-- BEGIN --
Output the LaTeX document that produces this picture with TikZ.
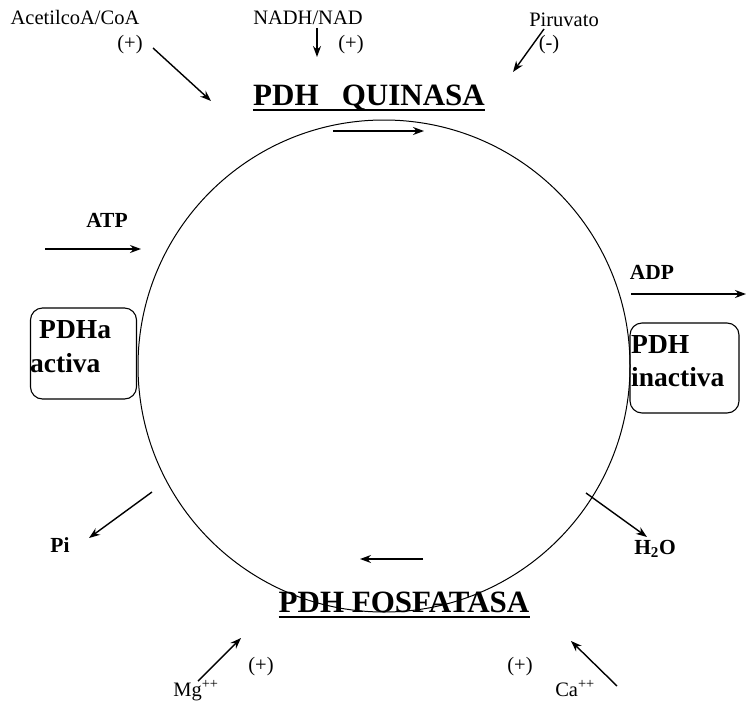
\documentclass[tikz,border=0pt]{standalone}
\usepackage{fontspec}
\setmainfont{Liberation Serif}
\usetikzlibrary{arrows.meta}
\begin{document}
\begin{tikzpicture}[x=1pt,y=-1pt,
  lbl/.style={inner sep=0pt,font=\fontsize{20.5}{24}\selectfont},
  blbl/.style={inner sep=0pt,font=\fontsize{21.5}{25}\selectfont\bfseries},
  head/.style={inner sep=0pt,font=\fontsize{31}{35}\selectfont\bfseries},
  big/.style={inner sep=0pt,font=\fontsize{27.5}{32}\selectfont\bfseries},
  stbox/.style={draw,line width=1.1pt,rounded corners=12pt},
  arr/.style={line width=1.4pt,-{Stealth[length=11pt,width=8pt]}},
  ul/.style={line width=1.6pt}]
\useasboundingbox (0,0) rectangle (746,701);
% cycle
\node[circle,draw,line width=1pt,minimum size=492pt,inner sep=0pt] (cyc) at (384,366) {};
% top labels
\node[lbl,anchor=base] (acet) at (75,25) {AcetilcoA/CoA};
\node[lbl,anchor=base] (p1) at (130,50) {(+)};
\node[lbl,anchor=base] (nadh) at (308,25) {NADH/NAD};
\node[lbl,anchor=base] (p2) at (351,50) {(+)};
\node[lbl,anchor=base] (piru) at (564,27) {Piruvato};
\node[lbl,anchor=base] (m1) at (549,50) {(-)};
\coordinate (a1s) at (153,48); \coordinate (a1e) at (211,101);
\coordinate (a2s) at (317,28); \coordinate (a2e) at (317,57);
\coordinate (a3s) at (544,29); \coordinate (a3e) at (513,72);
\draw[arr] (a1s) -- (a1e);
\draw[arr] (a2s) -- (a2e);
\draw[arr] (a3s) -- (a3e);
% PDH QUINASA
\node[head,anchor=base] (quin) at (369,105) {PDH\ \ \ QUINASA};
\draw[ul] (quin.base west) ++(0,5) coordinate (qu1) -- (quin.base east |- qu1);
\coordinate (q1) at (333,131); \coordinate (q2) at (424,131);
\draw[arr,line width=1.2pt] (q1) -- (q2);
% ATP
\node[blbl,anchor=base] (atp) at (107,227) {ATP};
\coordinate (atps) at (45,249); \coordinate (atpe) at (141,249);
\draw[arr,line width=1.2pt] (atps) -- (atpe);
% PDHa activa
\node[stbox,minimum width=106pt,minimum height=91pt] (act) at (83.5,353.5) {};
\node[big,anchor=base west] (act1) at (39,338) {PDHa};
\node[big,anchor=base west] (act2) at (30,372) {activa};
% ADP
\node[blbl,anchor=base] (adp) at (652,279) {ADP};
\coordinate (adps) at (631,294); \coordinate (adpe) at (746,294);
\draw[arr,line width=1.2pt] (adps) -- (adpe);
% PDH inactiva
\node[stbox,minimum width=109pt,minimum height=90pt] (inact) at (684.5,368) {};
\node[big,anchor=base west] (in1) at (631,353) {PDH};
\node[big,anchor=base west] (in2) at (631,386) {inactiva};
% Pi and H2O
\node[blbl,anchor=base] (pi) at (60,552) {Pi};
\coordinate (pis) at (152,492); \coordinate (pie) at (89,538);
\draw[arr] (pis) -- (pie);
\node[blbl,anchor=base] (h2o) at (655,554) {H\textsubscript{2}O};
\coordinate (hs) at (586,493); \coordinate (he) at (647,537);
\draw[arr] (hs) -- (he);
% bottom inner arrow
\coordinate (f1) at (423,559); \coordinate (f2) at (360,559);
\draw[arr,line width=1.2pt] (f1) -- (f2);
% PDH FOSFATASA
\node[head,anchor=base] (fosf) at (404,612) {PDH FOSFATASA};
\draw[ul] (fosf.base west) ++(0,5) coordinate (fu1) -- (fosf.base east |- fu1);
% Mg and Ca
\node[lbl,anchor=base] (mg) at (196,696) {Mg\textsuperscript{++}};
\node[lbl,anchor=base] (p3) at (261,671) {(+)};
\coordinate (mgs) at (198,681); \coordinate (mge) at (241,638);
\draw[arr] (mgs) -- (mge);
\node[lbl,anchor=base] (p4) at (520,671) {(+)};
\node[lbl,anchor=base] (ca) at (575,696) {Ca\textsuperscript{++}};
\coordinate (cas) at (617,686); \coordinate (cae) at (571,641);
\draw[arr] (cas) -- (cae);
\end{tikzpicture}
\end{document}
-- END --
• [WHAT TO PRODUCE]:
Write the listing out a second time exactly, dropping all images.

• [FULL SOLUTION]:
Output the LaTeX document that produces this picture with TikZ.
\documentclass[tikz,border=0pt]{standalone}
\usepackage{fontspec}
\setmainfont{Liberation Serif}
\usetikzlibrary{arrows.meta}
\begin{document}
\begin{tikzpicture}[x=1pt,y=-1pt,
  lbl/.style={inner sep=0pt,font=\fontsize{20.5}{24}\selectfont},
  blbl/.style={inner sep=0pt,font=\fontsize{21.5}{25}\selectfont\bfseries},
  head/.style={inner sep=0pt,font=\fontsize{31}{35}\selectfont\bfseries},
  big/.style={inner sep=0pt,font=\fontsize{27.5}{32}\selectfont\bfseries},
  stbox/.style={draw,line width=1.1pt,rounded corners=12pt},
  arr/.style={line width=1.4pt,-{Stealth[length=11pt,width=8pt]}},
  ul/.style={line width=1.6pt}]
\useasboundingbox (0,0) rectangle (746,701);
% cycle
\node[circle,draw,line width=1pt,minimum size=492pt,inner sep=0pt] (cyc) at (384,366) {};
% top labels
\node[lbl,anchor=base] (acet) at (75,25) {AcetilcoA/CoA};
\node[lbl,anchor=base] (p1) at (130,50) {(+)};
\node[lbl,anchor=base] (nadh) at (308,25) {NADH/NAD};
\node[lbl,anchor=base] (p2) at (351,50) {(+)};
\node[lbl,anchor=base] (piru) at (564,27) {Piruvato};
\node[lbl,anchor=base] (m1) at (549,50) {(-)};
\coordinate (a1s) at (153,48); \coordinate (a1e) at (211,101);
\coordinate (a2s) at (317,28); \coordinate (a2e) at (317,57);
\coordinate (a3s) at (544,29); \coordinate (a3e) at (513,72);
\draw[arr] (a1s) -- (a1e);
\draw[arr] (a2s) -- (a2e);
\draw[arr] (a3s) -- (a3e);
% PDH QUINASA
\node[head,anchor=base] (quin) at (369,105) {PDH\ \ \ QUINASA};
\draw[ul] (quin.base west) ++(0,5) coordinate (qu1) -- (quin.base east |- qu1);
\coordinate (q1) at (333,131); \coordinate (q2) at (424,131);
\draw[arr,line width=1.2pt] (q1) -- (q2);
% ATP
\node[blbl,anchor=base] (atp) at (107,227) {ATP};
\coordinate (atps) at (45,249); \coordinate (atpe) at (141,249);
\draw[arr,line width=1.2pt] (atps) -- (atpe);
% PDHa activa
\node[stbox,minimum width=106pt,minimum height=91pt] (act) at (83.5,353.5) {};
\node[big,anchor=base west] (act1) at (39,338) {PDHa};
\node[big,anchor=base west] (act2) at (30,372) {activa};
% ADP
\node[blbl,anchor=base] (adp) at (652,279) {ADP};
\coordinate (adps) at (631,294); \coordinate (adpe) at (746,294);
\draw[arr,line width=1.2pt] (adps) -- (adpe);
% PDH inactiva
\node[stbox,minimum width=109pt,minimum height=90pt] (inact) at (684.5,368) {};
\node[big,anchor=base west] (in1) at (631,353) {PDH};
\node[big,anchor=base west] (in2) at (631,386) {inactiva};
% Pi and H2O
\node[blbl,anchor=base] (pi) at (60,552) {Pi};
\coordinate (pis) at (152,492); \coordinate (pie) at (89,538);
\draw[arr] (pis) -- (pie);
\node[blbl,anchor=base] (h2o) at (655,554) {H\textsubscript{2}O};
\coordinate (hs) at (586,493); \coordinate (he) at (647,537);
\draw[arr] (hs) -- (he);
% bottom inner arrow
\coordinate (f1) at (423,559); \coordinate (f2) at (360,559);
\draw[arr,line width=1.2pt] (f1) -- (f2);
% PDH FOSFATASA
\node[head,anchor=base] (fosf) at (404,612) {PDH FOSFATASA};
\draw[ul] (fosf.base west) ++(0,5) coordinate (fu1) -- (fosf.base east |- fu1);
% Mg and Ca
\node[lbl,anchor=base] (mg) at (196,696) {Mg\textsuperscript{++}};
\node[lbl,anchor=base] (p3) at (261,671) {(+)};
\coordinate (mgs) at (198,681); \coordinate (mge) at (241,638);
\draw[arr] (mgs) -- (mge);
\node[lbl,anchor=base] (p4) at (520,671) {(+)};
\node[lbl,anchor=base] (ca) at (575,696) {Ca\textsuperscript{++}};
\coordinate (cas) at (617,686); \coordinate (cae) at (571,641);
\draw[arr] (cas) -- (cae);
\end{tikzpicture}
\end{document}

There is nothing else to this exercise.